G. The Company and the Holder wish to amend and restate the
Original Warrant to reflect the combination of PTIH and the Company and
accurately to reflect the number of shares of Common Stock that will be
issuable upon exercise of this Warrant.
SECTION 1. CERTAIN DEFINITIONS. As used in this Warrant, unless
the context otherwise requires:
"Affiliate" means, with respect to a specified Person, any other
Person directly or indirectly controlling or controlled by or under direct or
indirect common control with such specified Person. For purposes of this
definition, "control" when used with respect to any specified Person means
the power to direct the management and policies of such Person, whether
through the ownership of voting securities, by contract or otherwise.
"Business Day" means any day on which commercial banks are not
authorized or required to close in Los Angeles, California.
"Class A Common Stock" means the Company's authorized Class A
Common Stock, par value $.01 per share.
"Class P Common Stock" means the Company's authorized Class P
Common Stock, par value $.01 per share.
"Class T Common Stock" means the Company's authorized Class T
Common Stock, par value $.01 per share.
"Class V Common Stock" means the Company's authorized Class V
Common Stock, par value $.01 per share.
"Common Stock" means the Class A Common Stock, Class P Common
Stock, Class T Common Stock and Class V Common Stock.

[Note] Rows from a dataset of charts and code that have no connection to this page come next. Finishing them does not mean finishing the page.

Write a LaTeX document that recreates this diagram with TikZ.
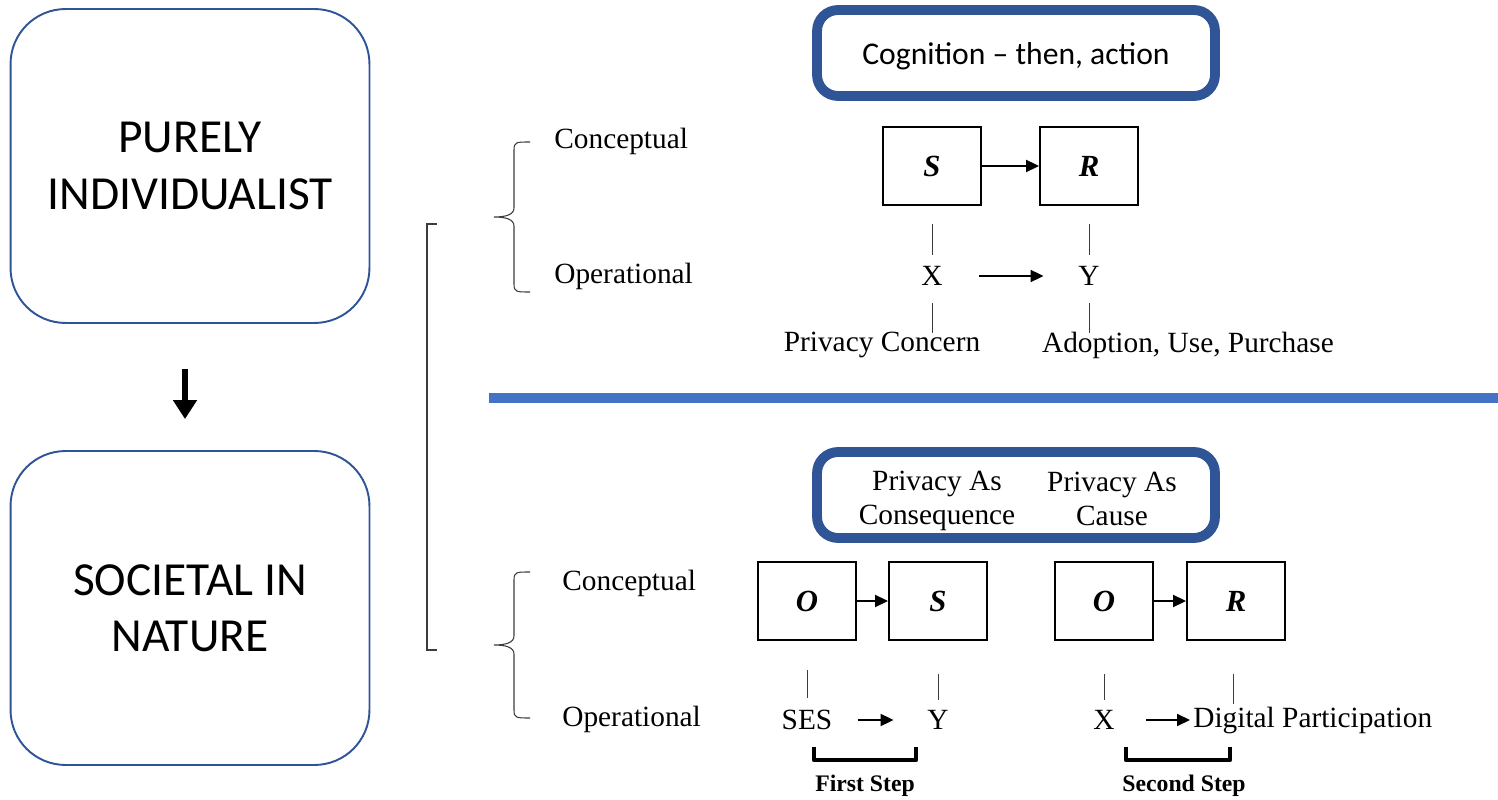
\documentclass[tikz,border=0pt]{standalone}
\usepackage{fontspec}
\setmainfont{Liberation Serif}
\newfontfamily\calibri{Carlito}
\usepackage{tikz}
\usetikzlibrary{arrows.meta, positioning, calc}
\definecolor{frame}{RGB}{47,85,151}
\definecolor{rule}{RGB}{68,114,196}
\definecolor{ink}{RGB}{60,60,60}

\begin{document}
\begin{tikzpicture}[x=0.02cm, y=-0.02cm, inner sep=0pt,
  font=\fontsize{16.7}{19.3}\selectfont,
  stage/.style={draw=frame, line width=1.1pt, rounded corners=1.1cm,
                minimum width=7.18cm, minimum height=6.28cm, align=center,
                font=\calibri\fontsize{27}{32}\selectfont},
  banner/.style={draw=frame, line width=5.6pt, rounded corners=0.42cm,
                 minimum width=7.96cm, minimum height=1.72cm, align=center},
  var/.style={draw, line width=1.1pt, minimum width=1.96cm, minimum height=1.56cm,
              font=\bfseries\itshape\fontsize{17.5}{20}\selectfont},
  cause/.style={-{Triangle[length=2.6mm, width=2.4mm]}, line width=1.1pt},
  bigarrow/.style={-{Triangle[length=3.8mm, width=4.6mm]}, line width=3pt},
  link/.style={ink, line width=0.5pt},
  curly/.style={ink, line width=0.6pt},
  stepmark/.style={line width=2.6pt, line join=round},
  steptext/.style={font=\bfseries\fontsize{13.5}{16}\selectfont}]
  \useasboundingbox (0,0) rectangle (1498,800);

  % left column
  \node[stage] (indiv) at (190,166) {PURELY\\INDIVIDUALIST};
  \node[stage] (soc) at (190,608) {SOCIETAL IN\\NATURE};
  \draw[bigarrow, shorten <=0.9cm, shorten >=0.62cm] ([xshift=-0.1cm]indiv.south) -- ([xshift=-0.1cm]soc.north);

  % brackets
  \draw[link, line width=0.7pt] (437,224) -| (427,650) -- (437,650);
  \foreach \top/\tip/\bot in {142/217/292, 572/645/718} {
    \draw[curly] (530,\top) .. controls (516,\top) and (514,\top) .. (514,\top+8)
      -- (514,\tip-9) .. controls (514,\tip-2) and (505,\tip) .. (494,\tip)
      .. controls (505,\tip) and (514,\tip+2) .. (514,\tip+9)
      -- (514,\bot-8) .. controls (514,\bot) and (516,\bot) .. (530,\bot);
  }

  % separator
  \draw[rule, line width=5.7pt] (489,398) -- (1498,398);

  % upper half
  \node[banner] (cog) at (1016,53) {};
  \node[font=\calibri\fontsize{18}{22}\selectfont] (cogtext) at (1016,56) {Cognition – then, action};
  \node[anchor=west] (concept1) at (554,141) {Conceptual};
  \node[anchor=west] (oper1) at (554,276) {Operational};
  \node[var] (s1) at (932,166) {S};
  \node[var] (r1) at (1089,166) {R};
  \draw[cause] (s1) -- (r1);
  \node (x1) at (932,276) {X};
  \node (y1) at (1089,276) {Y};
  \draw[cause, shorten <=0.73cm, shorten >=0.69cm] (x1) -- (y1);
  \draw[link, shorten <=0.36cm, shorten >=0.22cm] (s1) -- (x1);
  \draw[link, shorten <=0.36cm, shorten >=0.22cm] (r1) -- (y1);
  \node (pc) at (882,345) {Privacy Concern};
  \node (adopt) at (1188,345) {Adoption, Use, Purchase};
  \draw[link] (x1.south) ++(0,17) -- ++(0,30);
  \draw[link] (y1.south) ++(0,17) -- ++(0,30);

  % lower half
  \node[banner] (priv) at (1016,495) {};
  \node[align=center] (conseq) at (937,501) {Privacy As\\Consequence};
  \node[align=center] (causal) at (1112,499) {Privacy As\\Cause};
  \node[anchor=west] (concept2) at (562,583) {Conceptual};
  \node[anchor=west] (oper2) at (562,719) {Operational};
  \node[var] (o2) at (807,601) {O};
  \node[var] (s2) at (938,601) {S};
  \node[var] (o3) at (1104,601) {O};
  \node[var] (r2) at (1236,601) {R};
  \draw[cause] (o2) -- (s2);
  \draw[cause] (o3) -- (r2);
  \node (ses) at (807,720) {SES};
  \node (y2) at (938,720) {Y};
  \node (x2) at (1104,720) {X};
  \node[anchor=west] (digital) at (1193,720) {Digital Participation};
  \draw[cause, shorten <=0.5cm, shorten >=0.67cm] (ses) -- (y2);
  \draw[cause, shorten <=0.63cm, shorten >=0.06cm] (x2) -- (digital);
  \draw[link, shorten <=0.58cm, shorten >=0.24cm] (o2) -- (ses);
  \draw[link, shorten <=0.66cm, shorten >=0.2cm] (s2) -- (y2);
  \draw[link, shorten <=0.66cm, shorten >=0.2cm] (o3) -- (x2);
  \draw[link] (r2.south) ++(-3,33) -- ++(0,30);

  % steps
  \draw[stepmark] (814,747) |- (916,760) -- (916,747);
  \draw[stepmark] (1126,747) |- (1230,760) -- (1230,747);
  \node[steptext] (first) at (865,786) {First Step};
  \node[steptext] (second) at (1184,786) {Second Step};
\end{tikzpicture}
\end{document}
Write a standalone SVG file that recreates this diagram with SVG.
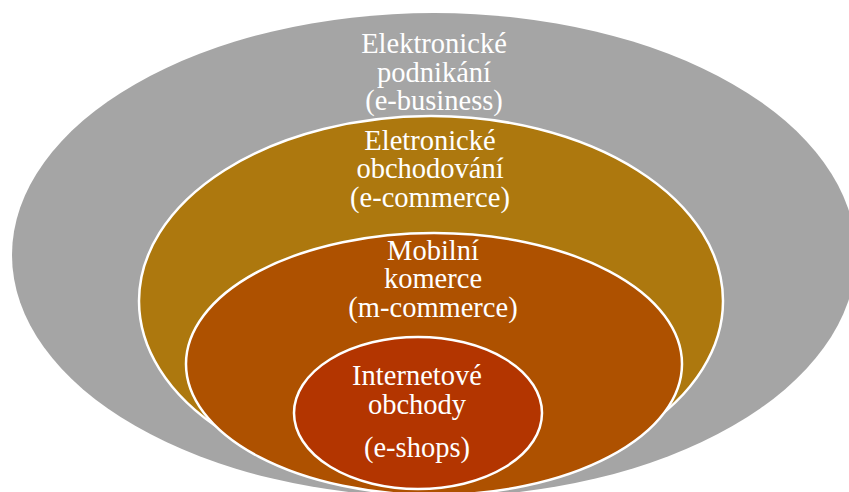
<svg xmlns="http://www.w3.org/2000/svg" width="849" height="492" viewBox="0 0 849 492">
<style>
text{font-family:'Liberation Serif','Times New Roman',serif;font-size:28.5px;fill:#FFFFFF;text-anchor:middle}
.ring{stroke:#FFFFFF;stroke-width:2.5}
</style>
<rect x="0" y="0" width="849" height="492" fill="#FFFFFF"/>
<g id="connectors"></g>
<g id="e-business">
<ellipse cx="434" cy="255" rx="422" ry="242" fill="#A5A5A5"/>
<text x="434" y="53">Elektronické</text>
<text x="434" y="82">podnikání</text>
<text x="434" y="110">(e-business)</text>
</g>
<g id="e-commerce">
<ellipse class="ring" cx="431" cy="301" rx="292" ry="185" fill="#AD780E"/>
<text x="430" y="150">Eletronické</text>
<text x="430" y="178">obchodování</text>
<text x="430" y="207">(e-commerce)</text>
</g>
<g id="m-commerce">
<ellipse class="ring" cx="434" cy="364" rx="248" ry="131" fill="#AE5100"/>
<text x="433" y="260">Mobilní</text>
<text x="433" y="288">komerce</text>
<text x="433" y="317">(m-commerce)</text>
</g>
<g id="e-shops">
<ellipse class="ring" cx="418" cy="413" rx="124" ry="76" fill="#B33500"/>
<text x="417" y="385">Internetové</text>
<text x="417" y="414">obchody</text>
<text x="417" y="457">(e-shops)</text>
</g>
</svg>
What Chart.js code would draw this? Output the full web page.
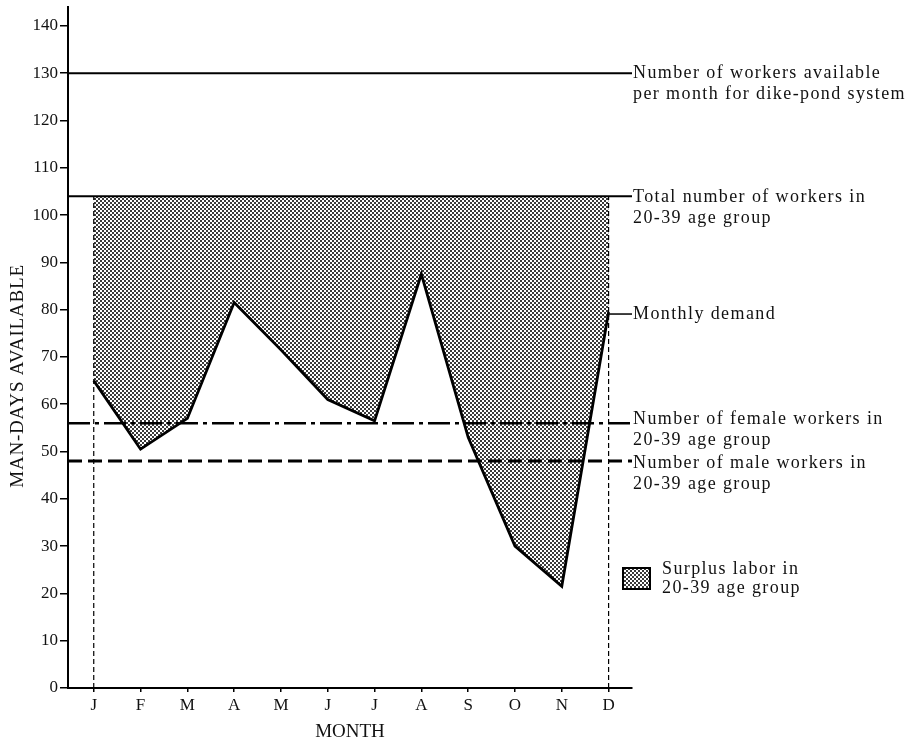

"Communications Act" means the Federal Communications Act of 1934,
as amended, or any other similar Federal statute, and the rules and
regulations of the Federal Communications Commission promulgated thereunder.
"Exercise Price" means, on the date hereof, the purchase price per
share as set forth on the first page of this Warrant and thereafter shall
mean such amount as adjusted pursuant to Section 4.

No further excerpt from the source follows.